THE REQUEST | Print nothing but the lines from the start of the listing below through the line that contains "(h5) at ($(y.west)+(0,27.5)$);". Do not include the pictures.

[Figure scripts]
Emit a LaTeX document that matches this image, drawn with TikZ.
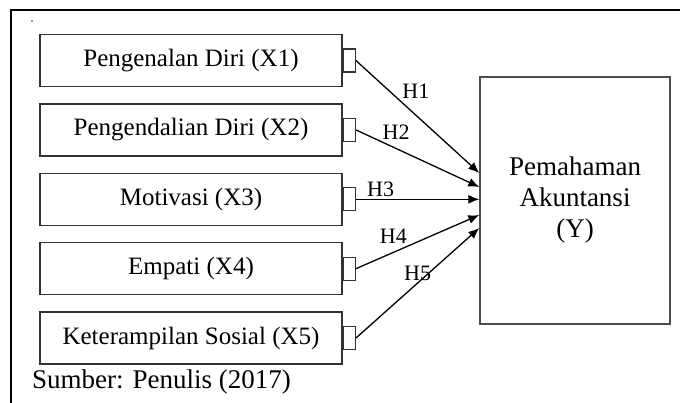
\documentclass[tikz,border=0pt]{standalone}
\usepackage{fontspec}
\setmainfont{Liberation Serif}
\usepackage{tikz}
\usetikzlibrary{positioning, calc, arrows.meta}

\begin{document}
\begin{tikzpicture}[x=1pt, y=-1pt,
                var/.style={rectangle, draw=black!80, line width=1.4pt, minimum width=302pt, minimum height=52pt, inner sep=0pt, font=\fontsize{25}{30}\selectfont},
                stub/.style={rectangle, draw=black!80, line width=1.2pt, minimum width=12pt, minimum height=23pt, inner sep=0pt},
                result/.style={rectangle, draw=black!70, line width=1.4pt, minimum width=190pt, minimum height=247pt, align=center, font=\fontsize{27}{31}\selectfont},
                hyp/.style={font=\fontsize{22}{22}\selectfont, inner sep=1.5pt},
                paths/.style={line width=1.3pt, -{Latex[length=11pt, width=9pt]}}
            ]
                \useasboundingbox (0,0) rectangle (680,403);

                % Frame
                \draw[line width=1.5pt] (11,403) -- (11,10) -- (680,10);
                \fill[black!40] (31,20) rectangle (33,22);

                % Nodes
                \node[var] (x1) at (191,60.5) {Pengenalan Diri (X1)};
                \node[var, below = 16pt of x1] (x2) {Pengendalian Diri (X2)};
                \node[var, below = 16pt of x2] (x3) {Motivasi (X3)};
                \node[var, below = 16pt of x3] (x4) {Empati (X4)};
                \node[var, below = 16pt of x4] (x5) {Keterampilan Sosial (X5)};

                \node[stub, right = 0pt of x1] (s1) {};
                \node[stub, right = 0pt of x2] (s2) {};
                \node[stub, right = 0pt of x3] (s3) {};
                \node[stub, right = 0pt of x4] (s4) {};
                \node[stub, right = 0pt of x5] (s5) {};

                \node[result] (y) at (575,200.5) {Pemahaman\\Akuntansi\\(Y)};

                % Arrow ends on Y
                \coordinate (h1) at ($(y.west)+(0,-27.5)$);
                \coordinate (h2) at ($(y.west)+(0,-13.5)$);
                \coordinate (h3) at (s3.east -| y.west);
                \coordinate (h4) at ($(y.west)+(0,14.5)$);
                \coordinate (h5) at ($(y.west)+(0,27.5)$);

                % Paths: hypotheses
                \draw[paths] (s1.east) -- (h1) node[hyp, pos=0.36, above right] {H1};
                \draw[paths] (s2.east) -- (h2) node[hyp, pos=0.2, above right] {H2};
                \draw[paths] (s3.east) -- (h3) node[hyp, pos=0.2, above] {H3};
                \draw[paths] (s4.east) -- (h4) node[hyp, pos=0.43, above left] {H4};
                \draw[paths] (s5.east) -- (h5) node[hyp, pos=0.5, above] {H5};

                % Source
                \node[anchor=base west, inner sep=0pt, font=\fontsize{27}{30}\selectfont] (src) at (32,388) {Sumber: Penulis (2017)};
            \end{tikzpicture}
\end{document}
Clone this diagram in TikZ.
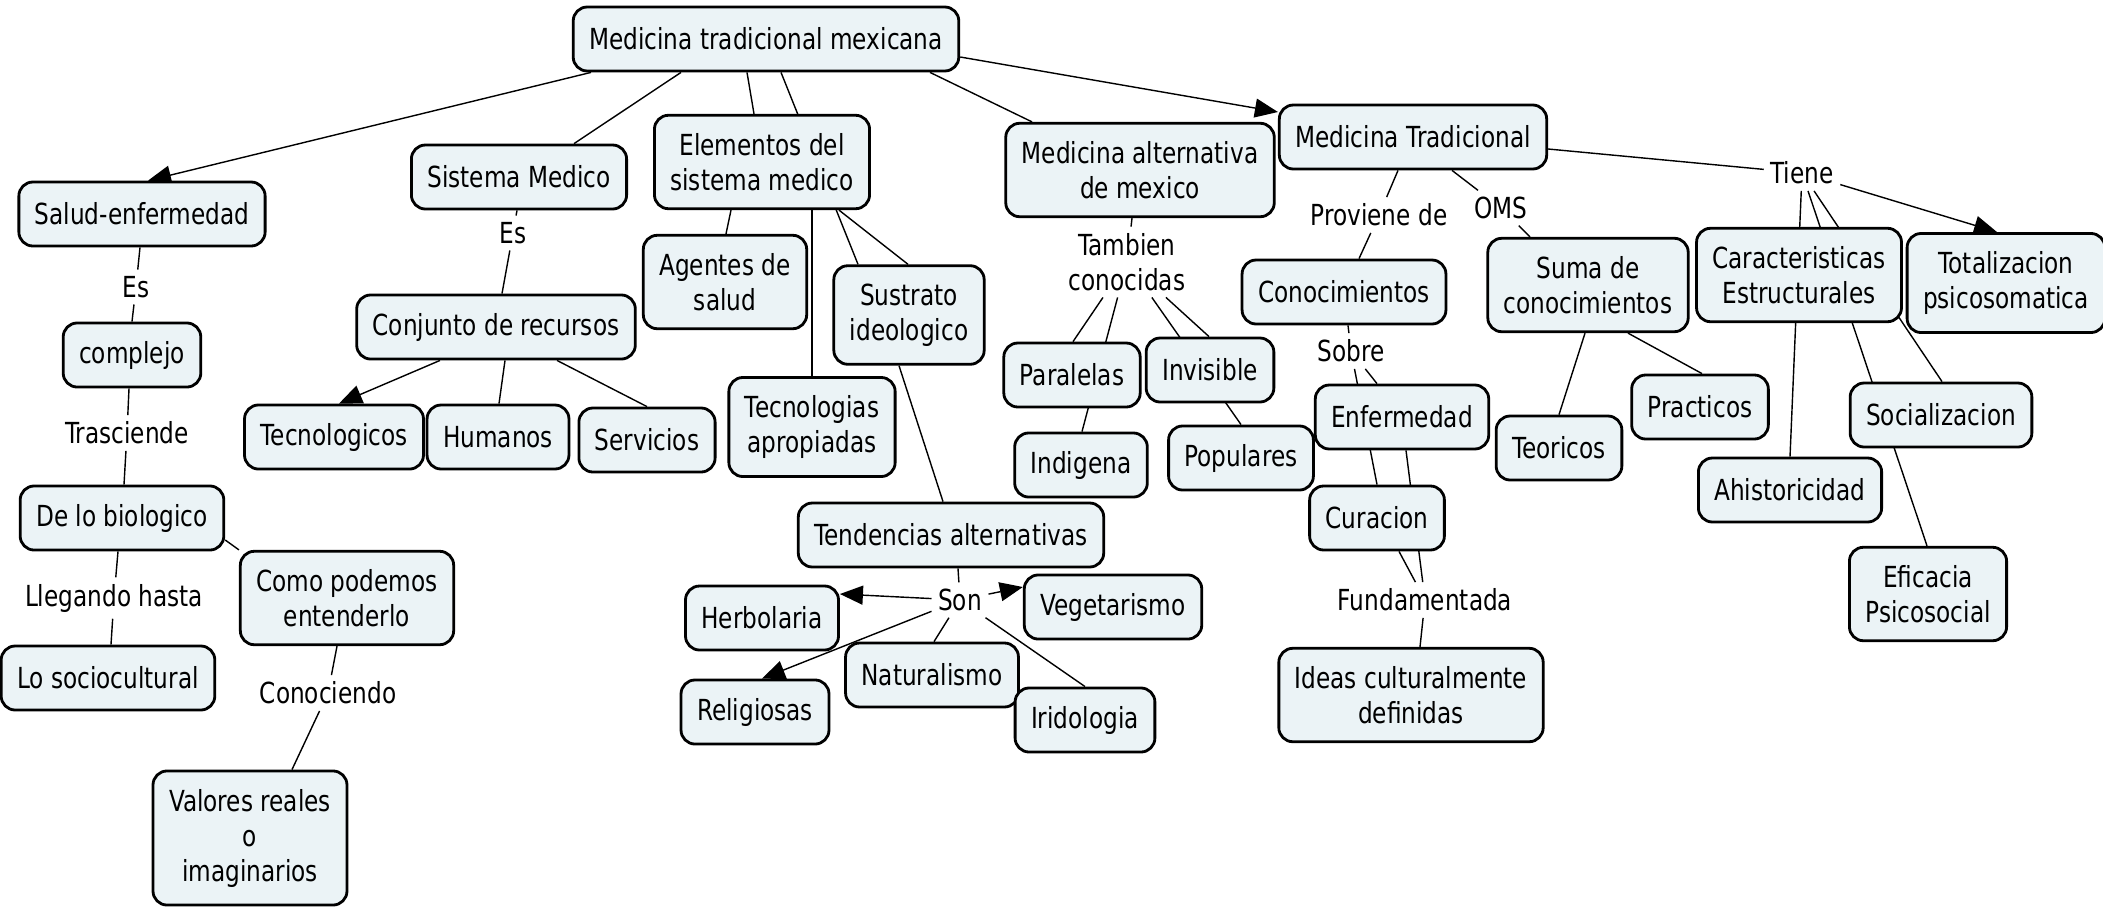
\documentclass[tikz,border=0pt]{standalone}
\usepackage{fontspec}
\setmainfont{DejaVu Sans}[FakeStretch=0.8]
\usepackage{tikz}
\usetikzlibrary{arrows.meta,backgrounds}
\definecolor{cmapfill}{RGB}{235,243,246}

\begin{document}
\begin{tikzpicture}[x=0.1mm,y=-0.1mm,
    concept/.style={draw=black,line width=0.8pt,fill=cmapfill,rounded corners=1.4mm,
      align=center,inner xsep=1.6mm,inner ysep=1.8mm,minimum height=6.4mm,
      font=\fontsize{8.25}{9.96}\selectfont},
    phrase/.style={align=center,inner sep=0.6mm,font=\fontsize{8.25}{9.96}\selectfont},
    link/.style={line width=0.75pt},
    >={Triangle[length=2.3mm,width=1.9mm]}]
    \useasboundingbox (0,0) rectangle (2103,911);

    \node[concept] (mexi)  at ( 766, 39) {Medicina tradicional mexicana};
    \node[concept] (salud) at ( 142,214) {Salud-enfermedad};
    \node[concept] (sist)  at ( 519,177) {Sistema Medico};
    \node[concept] (elem)  at ( 762,162) {Elementos del\\sistema medico};
    \node[concept] (malt)  at (1140,170) {Medicina alternativa\\de mexico};
    \node[concept] (medt)  at (1413,137) {Medicina Tradicional};
    \node[concept] (compl) at ( 132,355) {complejo};
    \node[concept] (conj)  at ( 496,327) {Conjunto de recursos};
    \node[concept] (tecn)  at ( 334,437) {Tecnologicos};
    \node[concept] (hum)   at ( 498,437) {Humanos};
    \node[concept] (serv)  at ( 647,440) {Servicios};
    \node[concept] (agen)  at ( 725,282) {Agentes de\\salud};
    \node[concept] (sust)  at ( 909,315) {Sustrato\\ideologico};
    \node[concept] (tapr)  at ( 812,427) {Tecnologias\\apropiadas};
    \node[concept] (bio)   at ( 122,518) {De lo biologico};
    \node[concept] (socio) at ( 108,678) {Lo sociocultural};
    \node[concept] (como)  at ( 347,598) {Como podemos\\entenderlo};
    \node[concept] (valo)  at ( 250,838) {Valores reales\\o\\imaginarios};
    \node[concept] (tend)  at ( 951,535) {Tendencias alternativas};
    \node[concept] (herb)  at ( 762,618) {Herbolaria};
    \node[concept] (vege)  at (1113,607) {Vegetarismo};
    \node[concept] (reli)  at ( 755,712) {Religiosas};
    \node[concept] (natu)  at ( 932,675) {Naturalismo};
    \node[concept] (irid)  at (1085,720) {Iridologia};
    \node[concept] (para)  at (1072,375) {Paralelas};
    \node[concept] (invi)  at (1210,370) {Invisible};
    \node[concept] (indi)  at (1081,465) {Indigena};
    \node[concept] (popu)  at (1241,458) {Populares};
    \node[concept] (cono)  at (1344,292) {Conocimientos};
    \node[concept] (enf)   at (1402,417) {Enfermedad};
    \node[concept] (cura)  at (1377,518) {Curacion};
    \node[concept] (ideas) at (1411,695) {Ideas culturalmente\\definidas};
    \node[concept] (suma)  at (1588,285) {Suma de\\conocimientos};
    \node[concept] (teor)  at (1559,448) {Teoricos};
    \node[concept] (prac)  at (1700,407) {Practicos};
    \node[concept] (cara)  at (1799,275) {Caracteristicas\\Estructurales};
    \node[concept] (tota)  at (2006,283) {Totalizacion\\psicosomatica};
    \node[concept] (soci)  at (1941,415) {Socializacion};
    \node[concept] (ahis)  at (1790,490) {Ahistoricidad};
    \node[concept] (efic)  at (1928,594) {Eficacia\\Psicosocial};

    \node[phrase] (es1)   at ( 136,287) {Es};
    \node[phrase] (es2)   at ( 513,233) {Es};
    \node[phrase] (trasc) at ( 127,433) {Trasciende};
    \node[phrase] (lleg)  at ( 114,598) {Llegando hasta};
    \node[phrase] (conoc) at ( 328,693) {Conociendo};
    \node[phrase] (tamb)  at (1127,262) {Tambien\\conocidas};
    \node[phrase] (son)   at ( 960,600) {Son};
    \node[phrase] (prov)  at (1379,215) {Proviene de};
    \node[phrase] (oms)   at (1501,208) {OMS};
    \node[phrase] (sobre) at (1351,351) {Sobre};
    \node[phrase] (fund)  at (1425,600) {Fundamentada};
    \node[phrase] (tiene) at (1802,173) {Tiene};

    \begin{scope}[on background layer,link]
    \fill[white] (0,0) rectangle (2103,911);
    \draw[->] (mexi.south -| 591,0) -- (salud.north -| 148,0);
    \draw (mexi.south -| 681,0) -- (sist.north -| 574,0);
    \draw (mexi.south -| 747,0) -- (elem.north -| 754,0);
    \draw (mexi.south -| 781,0) -- (sust.north -| 858,0);
    \draw (mexi.south -| 930,0) -- (malt.north -| 1032,0);
    \draw[->] (mexi.east |- 0,57) -- (medt.west |- 0,112);

    \draw (salud.south -| 140,0) -- (es1);
    \draw (es1) -- (compl.north -| 132,0);
    \draw (compl.south -| 129,0) -- (trasc);
    \draw (trasc) -- (bio.north -| 124,0);
    \draw (bio.south -| 118,0) -- (lleg);
    \draw (lleg) -- (socio.north -| 111,0);
    \draw (bio.east |- 0,540) -- (como.north west);
    \draw (como.south -| 337,0) -- (conoc);
    \draw (conoc) -- (valo.north -| 292,0);

    \draw (sist.south -| 517,0) -- (es2);
    \draw (es2) -- (conj.north -| 502,0);
    \draw[->] (conj.south -| 440,0) -- (tecn.north -| 339,0);
    \draw (conj.south -| 505,0) -- (hum.north -| 499,0);
    \draw (conj.south -| 557,0) -- (serv.north -| 647,0);

    \draw (elem.south -| 731,0) -- (agen.north -| 726,0);
    \draw (elem.south -| 812,0) -- (tapr.north -| 812,0);
    \draw (elem.south -| 839,0) -- (sust.north -| 908,0);
    \draw (sust.south -| 899,0) -- (tend.north -| 943,0);
    \draw (tend.south -| 958,0) -- (son);
    \draw[->] (son) -- (herb.east |- 0,594);
    \draw[->] (son) -- (vege.west |- 0,587);
    \draw[->] (son) -- (reli.north -| 762,0);
    \draw (son) -- (natu.north -| 934,0);
    \draw (son) -- (irid.north -| 1085,0);

    \draw (malt.south -| 1132,0) -- (tamb);
    \draw (tamb) -- (para.north -| 1073,0);
    \draw (tamb) -- (indi.north -| 1082,0);
    \draw (tamb) -- (invi.north -| 1209,0);
    \draw (tamb) -- (popu.north -| 1241,0);

    \draw (medt.south -| 1398,0) -- (prov);
    \draw (prov) -- (cono.north -| 1359,0);
    \draw (medt.south -| 1452,0) -- (oms);
    \draw (oms) -- (suma.north -| 1530,0);
    \draw (medt.east |- 0,149) -- (tiene);
    \draw[->] (tiene) -- (tota.north -| 1997,0);
    \draw (tiene) -- (ahis.north -| 1790,0);
    \draw (tiene) -- (efic.north -| 1927,0);
    \draw (tiene) -- (soci.north -| 1942,0);
    \draw (cono.south -| 1348,0) -- (sobre);
    \draw (sobre) -- (enf.north -| 1377,0);
    \draw (sobre) -- (cura.north -| 1377,0);
    \draw (enf.south -| 1406,0) -- (fund);
    \draw (cura.south -| 1399,0) -- (fund);
    \draw (fund) -- (ideas.north -| 1420,0);
    \draw (suma.south -| 1585,0) -- (teor.north -| 1559,0);
    \draw (suma.south -| 1628,0) -- (prac.north -| 1702,0);
    \end{scope}
\end{tikzpicture}
\end{document}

RESULT OF THE EXERCISE |
Emit a LaTeX document that matches this image, drawn with TikZ.
\documentclass[tikz,border=0pt]{standalone}
\usepackage{fontspec}
\setmainfont{Liberation Serif}
\usepackage{tikz}
\usetikzlibrary{positioning, calc, arrows.meta}

\begin{document}
\begin{tikzpicture}[x=1pt, y=-1pt,
                var/.style={rectangle, draw=black!80, line width=1.4pt, minimum width=302pt, minimum height=52pt, inner sep=0pt, font=\fontsize{25}{30}\selectfont},
                stub/.style={rectangle, draw=black!80, line width=1.2pt, minimum width=12pt, minimum height=23pt, inner sep=0pt},
                result/.style={rectangle, draw=black!70, line width=1.4pt, minimum width=190pt, minimum height=247pt, align=center, font=\fontsize{27}{31}\selectfont},
                hyp/.style={font=\fontsize{22}{22}\selectfont, inner sep=1.5pt},
                paths/.style={line width=1.3pt, -{Latex[length=11pt, width=9pt]}}
            ]
                \useasboundingbox (0,0) rectangle (680,403);

                % Frame
                \draw[line width=1.5pt] (11,403) -- (11,10) -- (680,10);
                \fill[black!40] (31,20) rectangle (33,22);

                % Nodes
                \node[var] (x1) at (191,60.5) {Pengenalan Diri (X1)};
                \node[var, below = 16pt of x1] (x2) {Pengendalian Diri (X2)};
                \node[var, below = 16pt of x2] (x3) {Motivasi (X3)};
                \node[var, below = 16pt of x3] (x4) {Empati (X4)};
                \node[var, below = 16pt of x4] (x5) {Keterampilan Sosial (X5)};

                \node[stub, right = 0pt of x1] (s1) {};
                \node[stub, right = 0pt of x2] (s2) {};
                \node[stub, right = 0pt of x3] (s3) {};
                \node[stub, right = 0pt of x4] (s4) {};
                \node[stub, right = 0pt of x5] (s5) {};

                \node[result] (y) at (575,200.5) {Pemahaman\\Akuntansi\\(Y)};

                % Arrow ends on Y
                \coordinate (h1) at ($(y.west)+(0,-27.5)$);
                \coordinate (h2) at ($(y.west)+(0,-13.5)$);
                \coordinate (h3) at (s3.east -| y.west);
                \coordinate (h4) at ($(y.west)+(0,14.5)$);
                \coordinate (h5) at ($(y.west)+(0,27.5)$);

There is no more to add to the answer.